### What this task involves
Quote each line of the material verbatim, without the pictures.
'''
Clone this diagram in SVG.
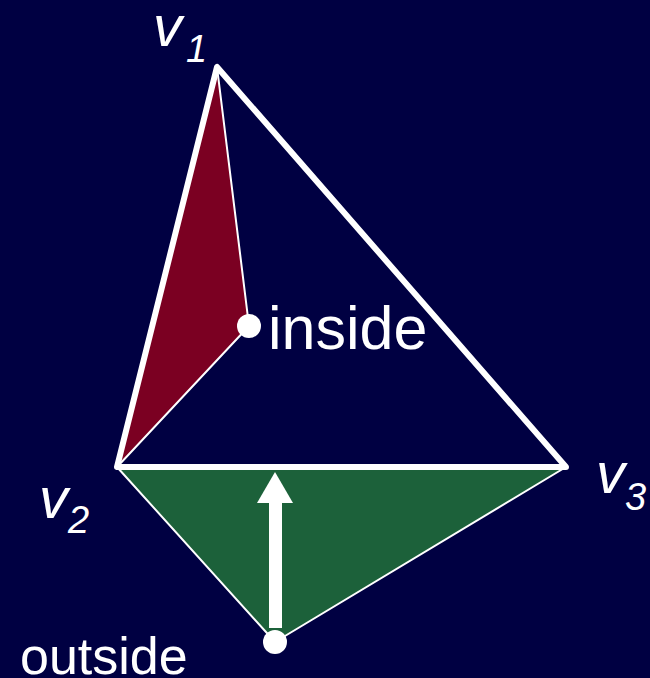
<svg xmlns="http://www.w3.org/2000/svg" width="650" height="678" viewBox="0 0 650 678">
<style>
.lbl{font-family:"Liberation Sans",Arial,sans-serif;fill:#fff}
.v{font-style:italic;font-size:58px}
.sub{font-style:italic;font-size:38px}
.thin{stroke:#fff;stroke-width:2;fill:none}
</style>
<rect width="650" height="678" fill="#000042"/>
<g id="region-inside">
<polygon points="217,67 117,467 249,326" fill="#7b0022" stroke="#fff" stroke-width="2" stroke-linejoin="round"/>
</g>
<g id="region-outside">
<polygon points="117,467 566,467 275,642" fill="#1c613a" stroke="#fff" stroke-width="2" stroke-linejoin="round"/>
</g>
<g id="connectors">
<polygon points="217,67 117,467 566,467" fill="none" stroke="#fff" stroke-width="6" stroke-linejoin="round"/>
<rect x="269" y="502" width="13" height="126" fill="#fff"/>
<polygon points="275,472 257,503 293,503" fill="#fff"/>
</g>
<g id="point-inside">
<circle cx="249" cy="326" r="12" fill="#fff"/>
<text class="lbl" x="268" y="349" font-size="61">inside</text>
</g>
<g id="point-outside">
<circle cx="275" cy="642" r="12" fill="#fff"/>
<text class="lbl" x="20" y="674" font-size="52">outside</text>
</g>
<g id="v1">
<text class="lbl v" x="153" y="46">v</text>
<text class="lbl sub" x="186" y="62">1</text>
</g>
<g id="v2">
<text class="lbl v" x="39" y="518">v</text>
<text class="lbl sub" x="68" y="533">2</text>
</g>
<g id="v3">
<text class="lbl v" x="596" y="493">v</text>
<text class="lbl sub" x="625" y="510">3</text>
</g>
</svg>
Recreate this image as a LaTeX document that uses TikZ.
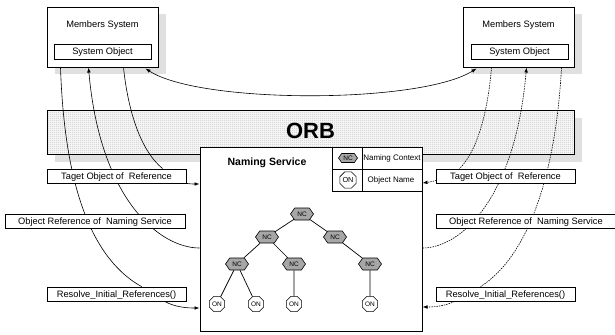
'''
### Reply
Clone this diagram in SVG.
<svg xmlns="http://www.w3.org/2000/svg" width="650" height="678" viewBox="0 0 650 678">
<style>
.lbl{font-family:"Liberation Sans",Arial,sans-serif;fill:#fff}
.v{font-style:italic;font-size:58px}
.sub{font-style:italic;font-size:38px}
.thin{stroke:#fff;stroke-width:2;fill:none}
</style>
<rect width="650" height="678" fill="#000042"/>
<g id="region-inside">
<polygon points="217,67 117,467 249,326" fill="#7b0022" stroke="#fff" stroke-width="2" stroke-linejoin="round"/>
</g>
<g id="region-outside">
<polygon points="117,467 566,467 275,642" fill="#1c613a" stroke="#fff" stroke-width="2" stroke-linejoin="round"/>
</g>
<g id="connectors">
<polygon points="217,67 117,467 566,467" fill="none" stroke="#fff" stroke-width="6" stroke-linejoin="round"/>
<rect x="269" y="502" width="13" height="126" fill="#fff"/>
<polygon points="275,472 257,503 293,503" fill="#fff"/>
</g>
<g id="point-inside">
<circle cx="249" cy="326" r="12" fill="#fff"/>
<text class="lbl" x="268" y="349" font-size="61">inside</text>
</g>
<g id="point-outside">
<circle cx="275" cy="642" r="12" fill="#fff"/>
<text class="lbl" x="20" y="674" font-size="52">outside</text>
</g>
<g id="v1">
<text class="lbl v" x="153" y="46">v</text>
<text class="lbl sub" x="186" y="62">1</text>
</g>
<g id="v2">
<text class="lbl v" x="39" y="518">v</text>
<text class="lbl sub" x="68" y="533">2</text>
</g>
<g id="v3">
<text class="lbl v" x="596" y="493">v</text>
<text class="lbl sub" x="625" y="510">3</text>
</g>
</svg>
Recreate this image as a LaTeX document that uses TikZ.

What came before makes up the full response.